SELECT CONCAT(e.last_name, " works for ", m.last_name)
FROM employees e, employees m
WHERE e.manager_id = m.employee_id;
# 练习:练习:查询出last_name为 ‘Chen’ 的员工的 manager 的信息
SELECT m.employee_id, m.last_name
FROM employees e, employees m
WHERE e.manager_id = m.employee_id AND e.last_name = "Chen";
分类3:内连接 vs 外连接
内连接:合并具有同一列的两个以上的表的行,结果集中不包含一个表与另一个表不匹配的行。
外连接:两个表在连接过程中除了返回满足连接条件的行以外还返回左(或右)表中不满足条件的行,这种连接称为左(或右)外连接。

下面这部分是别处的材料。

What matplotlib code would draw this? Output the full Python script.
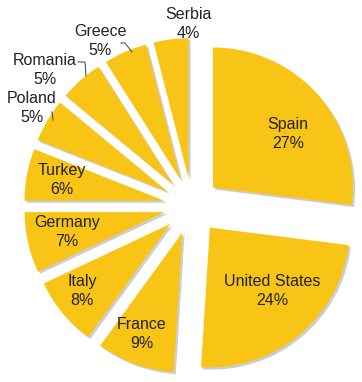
import matplotlib.pyplot as plt
import matplotlib.patheffects as pe

countries = ['Spain', 'United States', 'France', 'Italy', 'Germany',
             'Turkey', 'Poland', 'Romania', 'Greece', 'Serbia']
shares = [27, 24, 9, 8, 7, 6, 5, 5, 5, 4]

# pixel geometry of the reference image (y measured from the top)
W, H = 362, 382
CX, CY = 192, 206
R = 140.0
GAP = 28.0


def to_data(px, py):
    return (px - CX) / R, (CY - py) / R


# label centres in pixel coords
label_pos = [(288, 134), (272, 291), (142, 334), (82, 291), (67, 232),
             (62, 180), (32, 108), (45, 70), (100, 41), (188, 24)]

# leader lines for the small outside labels (pixel coords)
leaders = [
    [(52, 112), (53, 120)],
    [(78, 62), (85, 62), (86, 76)],
    [(121, 43), (125, 43), (132, 52)],
]

fig = plt.figure(figsize=(W / 100, H / 100), dpi=100)
ax = fig.add_axes([0, 0, 1, 1])

wedges, _ = ax.pie(shares, startangle=90, counterclock=False,
                   explode=[GAP / R] * len(shares), radius=1.0,
                   colors=['#F8C416'] * len(shares),
                   wedgeprops=dict(linewidth=0))
for w in wedges:
    w.set_path_effects([pe.SimplePatchShadow(offset=(1.5, -1.5),
                                             shadow_rgbFace='#7d8798',
                                             alpha=0.4),
                        pe.Normal()])

for name, val, (px, py) in zip(countries, shares, label_pos):
    x, y = to_data(px, py)
    ax.text(x, y, f'{name}\n{val}%', ha='center', va='center',
            fontsize=11.5, family='Liberation Sans', color='#222222',
            linespacing=1.35)

for pts in leaders:
    xs, ys = zip(*[to_data(px, py) for px, py in pts])
    ax.plot(xs, ys, color='#555555', linewidth=0.8)

ax.set_xlim(-CX / R, (W - CX) / R)
ax.set_ylim(-(H - CY) / R, CY / R)
ax.set_aspect('equal')
ax.axis('off')

plt.savefig('out.png', dpi=100)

没有匹配的行时,结果表中相应的列为空(NULL)。
- 如果是左外连接,则连接条件中左边的表也称为主表,右边的表称为从表
- 如果是右外连接,则连接条件中右边的表也称为主表,左边的表称为从表
SQL92使用(+)创建连接,代表从表所在的位置,然而MySQL不支持SQL92的外连接;
SQL92中只有左外连接和右外连接,没有满(或全)外连接。
# MySQL不支持
select last_name, department_name from employees, departments
where employees.department_id = departments.department_id(+); # 左外连接
select last_name, department_name from employees, departments
where employees.department_id(+) = departments.department_id; # 右外连接
3. SQL99语法实现多表查询
3.1 基本语法
使用 JOIN … ON 子句创建连接的语法结构:
select table1.column, table2.column, table3.column
from table1
join table2 on table1 和 table2 的连接条件
join table3 on table2 和 table3 的连接条件;
关键字JOIN
、INNER JOIN
、CROSS JOIN
的含义是一样的,都表示内连接。
3.2 内连接(INNER JOIN)的实现
语法:
select 字段列表
from A表 INNER JOIN B表
ON 关联条件
SELECT e.employee_id, e.last_name, d.department_id, d.location_id
FROM employees e INNER JOIN departments d
ON e.department_id = d.department_id; # 106 rows
SELECT e.employee_id, e.last_name, d.department_id, d.department_name, l.location_id, l.city
FROM employees e
JOIN departments d ON e.department_id = d.department_id
JOIN locations l ON d.location_id = l.location_id;
3.3 外连接(OUTER JOIN)的实现
3.3.1 左外连接(LEFT OUTER JOIN)
语法:
select 字段列表
from A表 left join B表
ON 关联条件
SELECT e.last_name, e.department_id, d.department_name
FROM employees e
LEFT OUTER JOIN departments d
ON e.department_id = d.department_id; # 107 rows
3.3.2 右外连接(RIGHT OUTER JOIN)
语法:
select 字段列表
from A表 right join B表
on 关联条件
SELECT e.last_name, e.department_id, d.department_name
FROM employees e
RIGHT OUTER JOIN departments d
ON e.department_id = d.department_id; # 122 rows
3.3.3 满外连接(FULL OUTER JOIN)
满外连接的结果 = 左右表匹配的数据 + 左表没有匹配到的数据 + 右表没有匹配到的数据
- SQL99是支持满外连接的,使用 FULL JOIN 或 FULL OUTER JOIN 来实现
- MySQL不支持 FULL JOIN,可使用 LEFT JOIN UNION RIGHT JOIN 代替
4. UNION的使用
合并查询结果,利用 UNION 关键字,可以给出多条 SELECT 语句,并将它们的结果组合成单个结果集。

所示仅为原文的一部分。